Reproduce exactly the lines below, from the first one through the line containing "H1078 M535,133 V166", and omit any pictures.

━━ SUPPLIED DATA

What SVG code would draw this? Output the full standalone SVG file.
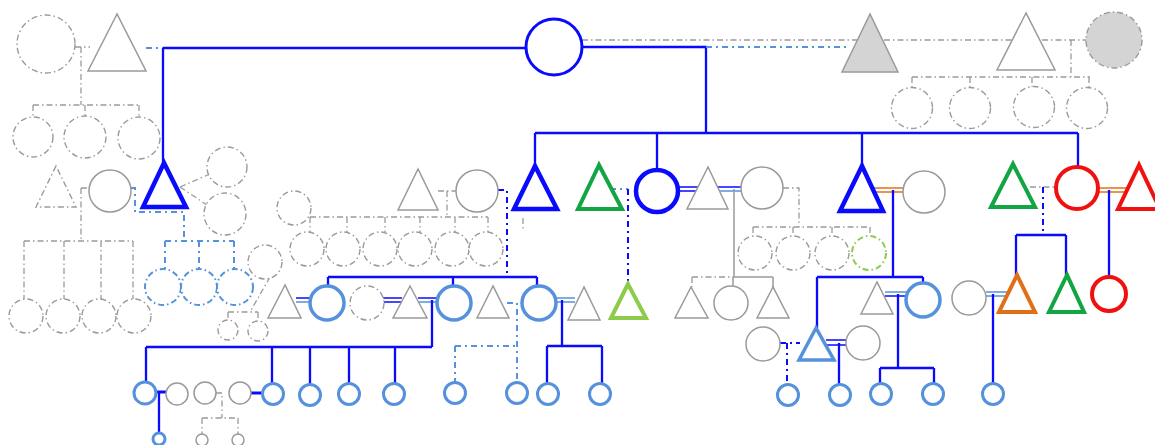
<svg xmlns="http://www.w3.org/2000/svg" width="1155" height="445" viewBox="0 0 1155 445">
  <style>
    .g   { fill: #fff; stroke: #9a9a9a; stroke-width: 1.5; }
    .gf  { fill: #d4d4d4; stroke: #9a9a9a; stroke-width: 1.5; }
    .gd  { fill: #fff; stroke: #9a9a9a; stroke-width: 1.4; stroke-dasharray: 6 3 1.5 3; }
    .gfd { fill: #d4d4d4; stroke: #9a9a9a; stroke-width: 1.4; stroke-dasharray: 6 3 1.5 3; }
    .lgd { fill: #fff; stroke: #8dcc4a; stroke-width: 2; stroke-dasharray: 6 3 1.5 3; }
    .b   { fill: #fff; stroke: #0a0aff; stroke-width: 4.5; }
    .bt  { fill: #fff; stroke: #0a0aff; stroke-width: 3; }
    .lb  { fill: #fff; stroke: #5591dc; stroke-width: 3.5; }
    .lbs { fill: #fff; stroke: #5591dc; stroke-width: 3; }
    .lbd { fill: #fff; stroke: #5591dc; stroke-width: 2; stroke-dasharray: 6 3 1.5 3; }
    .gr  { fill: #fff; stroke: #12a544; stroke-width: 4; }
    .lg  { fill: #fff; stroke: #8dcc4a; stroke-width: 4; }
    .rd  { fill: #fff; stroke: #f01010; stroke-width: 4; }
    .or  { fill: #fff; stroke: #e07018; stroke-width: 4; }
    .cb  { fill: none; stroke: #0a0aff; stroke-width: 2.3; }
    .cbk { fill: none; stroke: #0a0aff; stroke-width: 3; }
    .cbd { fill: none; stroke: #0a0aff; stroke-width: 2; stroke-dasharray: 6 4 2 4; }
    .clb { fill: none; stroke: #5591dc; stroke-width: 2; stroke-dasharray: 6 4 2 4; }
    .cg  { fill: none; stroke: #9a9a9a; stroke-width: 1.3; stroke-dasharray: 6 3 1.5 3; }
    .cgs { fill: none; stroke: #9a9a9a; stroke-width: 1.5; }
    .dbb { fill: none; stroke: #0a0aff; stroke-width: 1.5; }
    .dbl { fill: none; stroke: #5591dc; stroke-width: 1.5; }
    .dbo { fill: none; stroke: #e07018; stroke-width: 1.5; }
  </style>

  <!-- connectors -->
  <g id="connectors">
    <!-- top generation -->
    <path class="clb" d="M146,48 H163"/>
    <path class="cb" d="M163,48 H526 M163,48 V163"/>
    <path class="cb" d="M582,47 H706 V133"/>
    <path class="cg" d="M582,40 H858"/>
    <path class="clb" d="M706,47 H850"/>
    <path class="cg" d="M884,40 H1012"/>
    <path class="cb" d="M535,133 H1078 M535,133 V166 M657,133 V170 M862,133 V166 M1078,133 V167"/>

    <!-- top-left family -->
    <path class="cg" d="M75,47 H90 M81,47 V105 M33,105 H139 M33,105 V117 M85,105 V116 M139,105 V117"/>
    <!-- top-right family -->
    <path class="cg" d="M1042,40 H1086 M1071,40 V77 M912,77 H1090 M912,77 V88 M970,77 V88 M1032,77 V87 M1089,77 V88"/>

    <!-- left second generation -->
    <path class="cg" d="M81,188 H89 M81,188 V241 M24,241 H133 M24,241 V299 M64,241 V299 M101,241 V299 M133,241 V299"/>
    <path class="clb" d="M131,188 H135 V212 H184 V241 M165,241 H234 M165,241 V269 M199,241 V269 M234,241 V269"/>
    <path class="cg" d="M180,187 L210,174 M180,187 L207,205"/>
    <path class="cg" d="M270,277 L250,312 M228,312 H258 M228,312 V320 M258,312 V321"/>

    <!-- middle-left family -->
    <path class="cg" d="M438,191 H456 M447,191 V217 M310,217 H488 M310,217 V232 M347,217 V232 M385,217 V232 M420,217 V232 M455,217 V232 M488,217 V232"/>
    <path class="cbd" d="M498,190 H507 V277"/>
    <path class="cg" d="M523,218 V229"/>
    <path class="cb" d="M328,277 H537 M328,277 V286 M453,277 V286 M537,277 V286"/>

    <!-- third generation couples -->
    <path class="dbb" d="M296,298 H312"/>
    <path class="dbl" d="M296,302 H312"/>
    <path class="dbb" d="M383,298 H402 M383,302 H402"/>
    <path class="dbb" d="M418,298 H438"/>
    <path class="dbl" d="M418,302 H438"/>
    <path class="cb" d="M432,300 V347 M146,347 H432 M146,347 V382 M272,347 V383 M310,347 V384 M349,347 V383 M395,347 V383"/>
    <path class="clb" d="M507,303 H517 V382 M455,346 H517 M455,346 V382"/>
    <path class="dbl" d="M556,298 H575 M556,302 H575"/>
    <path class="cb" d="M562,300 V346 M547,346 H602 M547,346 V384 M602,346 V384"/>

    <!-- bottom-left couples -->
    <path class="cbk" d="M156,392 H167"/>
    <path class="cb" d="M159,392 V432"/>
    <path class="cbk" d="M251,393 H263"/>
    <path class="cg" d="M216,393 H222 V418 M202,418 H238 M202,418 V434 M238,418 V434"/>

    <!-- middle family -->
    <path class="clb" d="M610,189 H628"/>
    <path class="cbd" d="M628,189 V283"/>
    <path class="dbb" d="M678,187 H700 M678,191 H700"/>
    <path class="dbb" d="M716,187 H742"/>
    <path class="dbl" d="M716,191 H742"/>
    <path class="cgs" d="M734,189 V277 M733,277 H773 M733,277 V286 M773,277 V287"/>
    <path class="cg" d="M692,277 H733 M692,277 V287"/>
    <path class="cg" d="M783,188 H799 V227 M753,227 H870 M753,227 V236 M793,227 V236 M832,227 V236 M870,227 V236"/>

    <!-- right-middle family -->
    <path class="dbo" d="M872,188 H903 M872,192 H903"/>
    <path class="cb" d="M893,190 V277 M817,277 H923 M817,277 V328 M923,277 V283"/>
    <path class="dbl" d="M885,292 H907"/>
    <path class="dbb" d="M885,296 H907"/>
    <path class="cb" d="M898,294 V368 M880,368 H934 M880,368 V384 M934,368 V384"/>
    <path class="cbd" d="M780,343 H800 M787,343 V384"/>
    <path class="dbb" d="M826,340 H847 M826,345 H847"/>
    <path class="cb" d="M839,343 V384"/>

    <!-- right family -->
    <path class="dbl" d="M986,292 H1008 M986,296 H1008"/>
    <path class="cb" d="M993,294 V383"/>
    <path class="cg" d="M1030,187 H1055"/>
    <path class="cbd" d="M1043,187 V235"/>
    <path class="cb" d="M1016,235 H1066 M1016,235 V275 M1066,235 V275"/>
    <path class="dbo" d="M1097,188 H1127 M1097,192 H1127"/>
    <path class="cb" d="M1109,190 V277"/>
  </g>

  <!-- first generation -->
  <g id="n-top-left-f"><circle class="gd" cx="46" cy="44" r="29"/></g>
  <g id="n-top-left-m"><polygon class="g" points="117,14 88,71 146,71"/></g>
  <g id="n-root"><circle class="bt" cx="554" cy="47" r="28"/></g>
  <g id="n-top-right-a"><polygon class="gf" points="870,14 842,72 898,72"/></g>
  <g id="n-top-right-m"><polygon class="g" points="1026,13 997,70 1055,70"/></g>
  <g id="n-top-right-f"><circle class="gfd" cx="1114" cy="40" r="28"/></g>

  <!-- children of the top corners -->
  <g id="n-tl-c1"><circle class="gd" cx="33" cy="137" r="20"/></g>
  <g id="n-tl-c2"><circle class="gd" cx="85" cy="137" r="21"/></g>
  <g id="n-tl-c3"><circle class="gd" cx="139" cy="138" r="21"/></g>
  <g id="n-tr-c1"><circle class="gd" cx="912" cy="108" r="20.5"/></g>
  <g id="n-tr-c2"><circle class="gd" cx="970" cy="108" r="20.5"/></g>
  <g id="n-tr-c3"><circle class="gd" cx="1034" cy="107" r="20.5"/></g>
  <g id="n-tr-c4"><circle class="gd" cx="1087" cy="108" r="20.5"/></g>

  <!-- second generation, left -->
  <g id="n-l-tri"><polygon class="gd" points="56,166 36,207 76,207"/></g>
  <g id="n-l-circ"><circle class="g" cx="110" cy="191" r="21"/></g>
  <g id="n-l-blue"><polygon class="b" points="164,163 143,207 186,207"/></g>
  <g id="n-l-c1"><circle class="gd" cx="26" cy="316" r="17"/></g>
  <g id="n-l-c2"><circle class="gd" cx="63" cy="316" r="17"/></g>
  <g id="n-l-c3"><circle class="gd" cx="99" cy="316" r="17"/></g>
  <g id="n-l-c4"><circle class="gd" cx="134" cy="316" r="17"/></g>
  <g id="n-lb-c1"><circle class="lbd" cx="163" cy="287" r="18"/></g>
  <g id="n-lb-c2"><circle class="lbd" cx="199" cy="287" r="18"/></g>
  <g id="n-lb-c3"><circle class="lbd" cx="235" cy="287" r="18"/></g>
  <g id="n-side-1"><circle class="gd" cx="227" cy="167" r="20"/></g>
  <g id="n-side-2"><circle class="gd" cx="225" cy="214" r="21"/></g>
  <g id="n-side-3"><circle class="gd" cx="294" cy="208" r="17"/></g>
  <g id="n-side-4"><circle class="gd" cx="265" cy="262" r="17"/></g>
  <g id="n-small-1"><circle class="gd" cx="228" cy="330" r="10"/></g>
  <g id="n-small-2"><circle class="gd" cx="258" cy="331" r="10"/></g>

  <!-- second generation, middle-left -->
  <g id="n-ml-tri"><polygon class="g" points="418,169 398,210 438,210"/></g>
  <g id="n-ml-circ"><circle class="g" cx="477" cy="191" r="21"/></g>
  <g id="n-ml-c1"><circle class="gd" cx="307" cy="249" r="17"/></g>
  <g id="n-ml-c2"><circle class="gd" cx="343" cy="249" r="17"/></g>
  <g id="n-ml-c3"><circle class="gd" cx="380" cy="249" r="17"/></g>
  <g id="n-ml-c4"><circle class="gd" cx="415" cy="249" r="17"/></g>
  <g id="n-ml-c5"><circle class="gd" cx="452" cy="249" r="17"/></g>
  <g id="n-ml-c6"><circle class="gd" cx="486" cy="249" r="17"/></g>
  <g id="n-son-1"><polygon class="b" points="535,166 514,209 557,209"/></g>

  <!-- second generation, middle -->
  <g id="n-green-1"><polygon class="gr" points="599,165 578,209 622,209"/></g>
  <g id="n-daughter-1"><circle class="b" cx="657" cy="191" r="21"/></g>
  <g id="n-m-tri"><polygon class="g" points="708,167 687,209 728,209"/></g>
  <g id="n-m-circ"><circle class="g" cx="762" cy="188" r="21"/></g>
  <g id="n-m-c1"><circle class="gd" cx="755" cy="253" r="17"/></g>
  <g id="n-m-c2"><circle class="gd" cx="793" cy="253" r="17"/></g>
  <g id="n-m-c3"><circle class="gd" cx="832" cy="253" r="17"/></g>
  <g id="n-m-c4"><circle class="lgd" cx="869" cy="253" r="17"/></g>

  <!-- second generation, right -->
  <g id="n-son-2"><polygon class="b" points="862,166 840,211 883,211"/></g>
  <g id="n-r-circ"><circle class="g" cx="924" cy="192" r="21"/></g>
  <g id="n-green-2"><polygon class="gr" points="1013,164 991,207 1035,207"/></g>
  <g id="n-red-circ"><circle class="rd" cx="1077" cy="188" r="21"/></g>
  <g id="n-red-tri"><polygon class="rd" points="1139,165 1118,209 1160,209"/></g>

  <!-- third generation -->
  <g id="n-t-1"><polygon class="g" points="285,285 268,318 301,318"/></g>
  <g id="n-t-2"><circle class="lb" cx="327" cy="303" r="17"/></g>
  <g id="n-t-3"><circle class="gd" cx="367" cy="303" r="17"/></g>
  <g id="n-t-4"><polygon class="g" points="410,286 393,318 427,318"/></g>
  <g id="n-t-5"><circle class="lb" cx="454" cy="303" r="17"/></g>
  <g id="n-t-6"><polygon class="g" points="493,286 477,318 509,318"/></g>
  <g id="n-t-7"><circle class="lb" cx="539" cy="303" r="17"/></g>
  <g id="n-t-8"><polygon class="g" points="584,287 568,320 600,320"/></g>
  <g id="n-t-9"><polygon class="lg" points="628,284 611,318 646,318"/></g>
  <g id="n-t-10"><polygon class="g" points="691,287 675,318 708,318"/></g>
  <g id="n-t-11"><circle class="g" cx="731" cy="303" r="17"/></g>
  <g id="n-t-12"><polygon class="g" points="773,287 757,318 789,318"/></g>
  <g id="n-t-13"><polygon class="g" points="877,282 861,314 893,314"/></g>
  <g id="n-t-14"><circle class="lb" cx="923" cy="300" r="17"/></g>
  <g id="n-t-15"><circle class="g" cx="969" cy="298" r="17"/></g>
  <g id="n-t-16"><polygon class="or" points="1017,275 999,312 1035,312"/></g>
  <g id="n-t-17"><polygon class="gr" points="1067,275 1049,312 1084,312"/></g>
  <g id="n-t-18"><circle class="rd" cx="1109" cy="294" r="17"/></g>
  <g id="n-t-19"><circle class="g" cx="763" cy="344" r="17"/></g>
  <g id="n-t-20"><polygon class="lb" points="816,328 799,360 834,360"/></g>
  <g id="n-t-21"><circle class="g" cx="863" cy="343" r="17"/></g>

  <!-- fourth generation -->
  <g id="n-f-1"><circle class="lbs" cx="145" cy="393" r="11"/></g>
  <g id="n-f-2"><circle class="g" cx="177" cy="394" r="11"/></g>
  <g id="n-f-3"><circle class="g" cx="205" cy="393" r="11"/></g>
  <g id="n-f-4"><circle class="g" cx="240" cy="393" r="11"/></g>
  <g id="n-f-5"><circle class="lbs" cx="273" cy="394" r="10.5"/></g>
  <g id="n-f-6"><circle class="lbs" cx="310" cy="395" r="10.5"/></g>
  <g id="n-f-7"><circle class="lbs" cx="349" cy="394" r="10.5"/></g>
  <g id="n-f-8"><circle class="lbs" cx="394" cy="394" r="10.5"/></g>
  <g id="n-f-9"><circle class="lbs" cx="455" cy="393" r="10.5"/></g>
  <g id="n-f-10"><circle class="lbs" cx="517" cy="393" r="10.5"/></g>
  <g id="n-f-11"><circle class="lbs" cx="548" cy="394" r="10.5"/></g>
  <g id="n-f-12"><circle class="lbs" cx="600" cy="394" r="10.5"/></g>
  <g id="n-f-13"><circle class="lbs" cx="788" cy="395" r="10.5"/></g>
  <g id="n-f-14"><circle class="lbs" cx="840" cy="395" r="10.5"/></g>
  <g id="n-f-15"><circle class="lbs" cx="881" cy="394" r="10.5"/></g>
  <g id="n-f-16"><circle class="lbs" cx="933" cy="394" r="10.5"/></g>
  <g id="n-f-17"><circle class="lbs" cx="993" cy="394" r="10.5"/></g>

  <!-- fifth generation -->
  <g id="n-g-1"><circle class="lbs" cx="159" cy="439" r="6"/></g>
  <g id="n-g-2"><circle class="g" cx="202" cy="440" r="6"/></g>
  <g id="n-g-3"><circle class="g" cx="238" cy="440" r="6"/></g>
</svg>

━━━━

__RIGHT ANSWER__
What SVG code would draw this? Output the full standalone SVG file.
<svg xmlns="http://www.w3.org/2000/svg" width="1155" height="445" viewBox="0 0 1155 445">
  <style>
    .g   { fill: #fff; stroke: #9a9a9a; stroke-width: 1.5; }
    .gf  { fill: #d4d4d4; stroke: #9a9a9a; stroke-width: 1.5; }
    .gd  { fill: #fff; stroke: #9a9a9a; stroke-width: 1.4; stroke-dasharray: 6 3 1.5 3; }
    .gfd { fill: #d4d4d4; stroke: #9a9a9a; stroke-width: 1.4; stroke-dasharray: 6 3 1.5 3; }
    .lgd { fill: #fff; stroke: #8dcc4a; stroke-width: 2; stroke-dasharray: 6 3 1.5 3; }
    .b   { fill: #fff; stroke: #0a0aff; stroke-width: 4.5; }
    .bt  { fill: #fff; stroke: #0a0aff; stroke-width: 3; }
    .lb  { fill: #fff; stroke: #5591dc; stroke-width: 3.5; }
    .lbs { fill: #fff; stroke: #5591dc; stroke-width: 3; }
    .lbd { fill: #fff; stroke: #5591dc; stroke-width: 2; stroke-dasharray: 6 3 1.5 3; }
    .gr  { fill: #fff; stroke: #12a544; stroke-width: 4; }
    .lg  { fill: #fff; stroke: #8dcc4a; stroke-width: 4; }
    .rd  { fill: #fff; stroke: #f01010; stroke-width: 4; }
    .or  { fill: #fff; stroke: #e07018; stroke-width: 4; }
    .cb  { fill: none; stroke: #0a0aff; stroke-width: 2.3; }
    .cbk { fill: none; stroke: #0a0aff; stroke-width: 3; }
    .cbd { fill: none; stroke: #0a0aff; stroke-width: 2; stroke-dasharray: 6 4 2 4; }
    .clb { fill: none; stroke: #5591dc; stroke-width: 2; stroke-dasharray: 6 4 2 4; }
    .cg  { fill: none; stroke: #9a9a9a; stroke-width: 1.3; stroke-dasharray: 6 3 1.5 3; }
    .cgs { fill: none; stroke: #9a9a9a; stroke-width: 1.5; }
    .dbb { fill: none; stroke: #0a0aff; stroke-width: 1.5; }
    .dbl { fill: none; stroke: #5591dc; stroke-width: 1.5; }
    .dbo { fill: none; stroke: #e07018; stroke-width: 1.5; }
  </style>

  <!-- connectors -->
  <g id="connectors">
    <!-- top generation -->
    <path class="clb" d="M146,48 H163"/>
    <path class="cb" d="M163,48 H526 M163,48 V163"/>
    <path class="cb" d="M582,47 H706 V133"/>
    <path class="cg" d="M582,40 H858"/>
    <path class="clb" d="M706,47 H850"/>
    <path class="cg" d="M884,40 H1012"/>
    <path class="cb" d="M535,133 H1078 M535,133 V166 M657,133 V170 M862,133 V166 M1078,133 V167"/>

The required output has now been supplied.